De Caprice et Ballerina à JSB (Jean-Sébastien Bach, le premier des Damien français), plusieurs plans portèrent des noms associés à la musique et se sont révélés des bateaux marins très compétents. Ils ont été souvent associés à la haute mer et à des voyages dépassant les exigences de la Recreational Craft Directive (directives sur la navigation de plaisance).

Tucker resta à l’IEE jusqu’en 1961 et décida ensuite de travailler à plein temps comme architecte naval. Il déménagea à Southbury, Enfield Town où il disposait d’un espace de travail. Dans les années 1960 lorsque le polyester renforcé commençait à remplacer le contreplaqué, Robert Tucker adapta certains de ses plans à ce matériau et d’autres furent directement construits en polyester. Des unités dessinées par Tucker étaient en construction dans 49 pays. En 1969, il engage comme apprenti son plus jeune fils Anthony qui dirige aujourd’hui le chantier.

Robert Tucker n’est pas connu comme architecte de bateaux à moteur, cependant ceux qu’il a dessinés : Bell 27, Moonraker 36, Seejen 18 (vainqueur de la classe Offshore IIID en 1972), Lochin 33, etc. restent encore bien présents et on en construit encore. À la fin des années 1960, il s’intéresse aussi à l’acier et au ferro-ciment. En particulier, il développe le système de construction à bouchain vif utilisable tant par les amateurs que les professionnels.

Il prit une semi-retraite en 1978 et s’impliqua dans une société spécialisée dans la transformation de péniches hollandaises en bateaux-hôtels navigant sur les canaux intérieurs.

Des problèmes de santé mentale et physique se manifestèrent, il mourut d’une attaque cardiaque en 1998. Trois enfants lui survivront dont Anthony qui prend la direction de l’entreprise de son père.

On se souviendra de Robert Tucker pour les «pocket cruisers» en contreplaqué et polyester, leurs qualités marines, l’introduction des quilles à aileron pour la plaisance encore d’actualité aujourd’hui.

ET NOTRE DAMIEN DANS CE PAYSAGE ?

C’est Jérôme Poncet qui raconte son coup de cœur :

«Je me souviens très bien de cette fin de journée d’automne 1963, passée en montagne, lorsque deux frères d’une famille amie de la nôtre me font part de leur projet de construire un bateau et de partir «Autour du Monde» ! J’avais 17 ans, les pressions pour choisir une direction dans la vie devenaient pesantes… ce fut l’éclair : celui qui illumine tout, celui qui foudroie les institutions et laisse un chemin tout blanc que l’on oblige de suivre sans alternative.
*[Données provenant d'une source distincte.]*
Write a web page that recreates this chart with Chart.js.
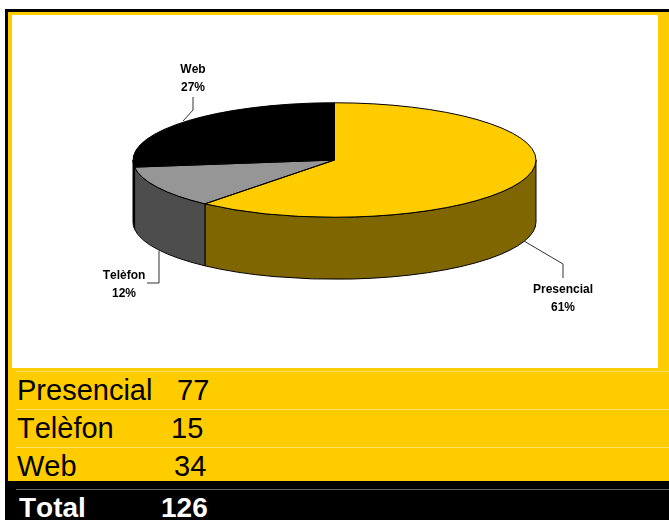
<!DOCTYPE html>
<html>
<head>
<meta charset="utf-8">
<title>Presencial, Telèfon, Web</title>
<script src="https://cdn.jsdelivr.net/npm/chart.js@4"></script>
<style>
    html, body { margin: 0; padding: 0; background: #fff; overflow: hidden; }
    #page { position: relative; width: 669px; height: 520px; font-family: "Liberation Sans", Arial, sans-serif; font-kerning: none; }
    #page div { position: absolute; }
    #blackFrame { left: 5px; top: 9px; width: 664px; height: 511px; background: #000; }
    #yellowFrame { left: 8px; top: 12px; width: 661px; height: 469px; background: #FFCC00; }
    #plotBox { left: 12px; top: 15px; width: 646px; height: 353px; background: #fff; }
    #plotBox canvas { display: block; }
    .rule { left: 16px; width: 653px; height: 1px; background: #FFE066; }
    .rule.dark { background: #666; }
    .cell { font-size: 29px; line-height: 34px; color: #000; white-space: nowrap; }
    .cell.total { font-size: 28px; font-weight: bold; color: #fff; }
</style>
</head>
<body>
<div id="page">
    <div id="blackFrame"></div>
    <div id="yellowFrame"></div>
    <div id="plotBox"><canvas id="pie" width="646" height="353"></canvas></div>
</div>
<script>
const categories = ['Presencial', 'Telèfon', 'Web'];
const counts = [77, 15, 34];
const totalLabel = 'Total';

const topColors = ['#FFCC00', '#969696', '#000000'];
const wallColors = ['#806600', '#4D4D4D', '#000000'];

// squashed pie: ry = radius * tilt, wall hangs below the top face
const tilt = 0.284;
const depth = 62;

// label text centre and leader line, in canvas pixels
const labelSpots = [
    { x: 551, y: 284, leader: [[551, 263], [551, 249], [512, 226]] },
    { x: 112, y: 270, leader: [[135, 268], [147, 268], [147, 236]] },
    { x: 181, y: 64, leader: [[181, 82], [181, 95], [171, 106]] }
];

const total = counts.reduce((a, b) => a + b, 0);

function wallPiece(ctx, arc, index) {
    const ry = arc.outerRadius * tilt;
    // angles are -PI/2 .. 3PI/2, only the part facing us (0 .. PI) has a wall
    const from = Math.max(arc.startAngle, 0);
    const to = Math.min(arc.endAngle, Math.PI);
    if (to <= from) return;
    ctx.beginPath();
    ctx.ellipse(arc.x, arc.y, arc.outerRadius, ry, 0, from, to);
    ctx.ellipse(arc.x, arc.y + depth, arc.outerRadius, ry, 0, to, from, true);
    ctx.closePath();
    ctx.fillStyle = wallColors[index];
    ctx.fill();
    ctx.strokeStyle = '#000';
    ctx.lineWidth = 1;
    ctx.stroke();
}

const pie3d = {
    id: 'pie3d',
    beforeDatasetDraw(chart, args) {
        const ctx = chart.ctx;
        const arcs = args.meta.data;
        arcs.forEach((arc, i) => wallPiece(ctx, arc, i));
        ctx.save();
        ctx.translate(arcs[0].x, arcs[0].y);
        ctx.scale(1, tilt);
        ctx.translate(-arcs[0].x, -arcs[0].y);
    },
    afterDatasetDraw(chart, args) {
        const ctx = chart.ctx;
        ctx.restore();

        // outlines here so the squash does not thin them
        ctx.strokeStyle = '#000';
        ctx.lineWidth = 1;
        args.meta.data.forEach(arc => {
            ctx.beginPath();
            ctx.moveTo(arc.x, arc.y);
            ctx.ellipse(arc.x, arc.y, arc.outerRadius, arc.outerRadius * tilt, 0, arc.startAngle, arc.endAngle);
            ctx.closePath();
            ctx.stroke();
        });

        ctx.font = 'bold 12px "Liberation Sans", Arial, sans-serif';
        ctx.fontKerning = 'none';
        ctx.textAlign = 'center';
        ctx.textBaseline = 'middle';
        labelSpots.forEach((spot, i) => {
            ctx.strokeStyle = '#333';
            ctx.beginPath();
            spot.leader.forEach((p, k) => k ? ctx.lineTo(p[0], p[1]) : ctx.moveTo(p[0], p[1]));
            ctx.stroke();
            ctx.fillStyle = '#000';
            ctx.fillText(categories[i], spot.x, spot.y - 9);
            ctx.fillText(Math.round(counts[i] / total * 100) + '%', spot.x, spot.y + 9);
        });
    }
};

new Chart(document.getElementById('pie').getContext('2d'), {
    type: 'pie',
    plugins: [pie3d],
    data: {
        labels: categories,
        datasets: [{
            data: counts,
            backgroundColor: topColors,
            borderWidth: 0,
            clip: false
        }]
    },
    options: {
        responsive: false,
        animation: false,
        radius: 201.5,
        layout: { padding: { bottom: 63, right: 1 } },
        plugins: {
            legend: { display: false },
            tooltip: { enabled: false }
        }
    }
});

// the table under the chart
const page = document.getElementById('page');
const valueLefts = [177, 171, 174];
const rowTops = [373, 411, 449];

function addCell(text, left, top, className) {
    const el = document.createElement('div');
    el.className = className;
    el.textContent = text;
    el.style.left = left + 'px';
    el.style.top = top + 'px';
    page.appendChild(el);
}

function addRule(top, className) {
    const el = document.createElement('div');
    el.className = className;
    el.style.top = top + 'px';
    page.appendChild(el);
}

[371, 409, 447].forEach(top => addRule(top, 'rule'));
addRule(489, 'rule dark');

categories.forEach((name, i) => {
    addCell(name, 17, rowTops[i], 'cell');
    addCell(String(counts[i]), valueLefts[i], rowTops[i], 'cell');
});
addCell(totalLabel, 19, 491, 'cell total');
addCell(String(total), 161, 491, 'cell total');
</script>
</body>
</html>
Les deux frères, Alan et Pierre Lederlin, étaient déjà en contact avec Robert Tucker, qui, avec le cahier de charge livra les plans d’un bateau de 10 mètres, performant, léger, et en bois moulé pour être construit par des amateurs. J’avais plus de connaissances nautiques qui m’ont servi tout simplement à approuver le projet et à reconnaître que tout était bien pensé. Dans les mois qui suivirent, je «recrutais» mon camarade d’école Gérard, et le premier but fut de sauver tout l’argent que nous pouvions pour acheter le double des plans du Damien. Nous avons donc contacté Robert Tucker par courrier, mais nous ne l’avons jamais rencontré. Pendant ce temps les deux frères étant un peu plus âgés que nous et compétents dans le travail du bois, s’étaient mis à l’ouvrage dans un hangar qu’ils avaient construit sur la propriété de leurs parents dans la région de Grenoble. Nous les visitions régulièrement, c’est petit à petit que nous avons vu naître les formes élégantes du bateau, mais pour nous, il n’était pas envisageable de construire la coque, nous voulions un chantier. Dans un sens, nous prenions du retard car il fallait pouvoir économiser pour pouvoir payer la première traite au chantier Desborde (Nautic Saintonge) à Saujon, mais il est intéressant de noter qu’au final Damien fut prêt un an avant le «Jean-Sébastien» (à cause du musicien), avec à peu près le même investissement financier.

«Jean-Sébastien» fut mis à l’eau alors que nous étions déjà de l’autre côté de l’Atlantique, il fit sa période d’essai en Méditerranée, et puis sur le grand départ, en route vers Casablanca, il fut éperonné par un ferry et disparut. Les deux frères s’en sortirent grâce au canot de sauvetage, mais cinq années de dur labeur, de beau travail, de rêves avaient disparu…il faut beaucoup de résilience pour s’en remettre.»

Départ de LR 1969 et retour LR 1973

Robert Tucker fut membre associé du Royal Institute of Naval Architects (RINA) et joua un rôle actif dans le comité des Yacht Brokers, Designer and Surveyors Association (YBDSA). Il aimait la musique classique dont il avait une connaissance profonde et jouait brillamment du piano.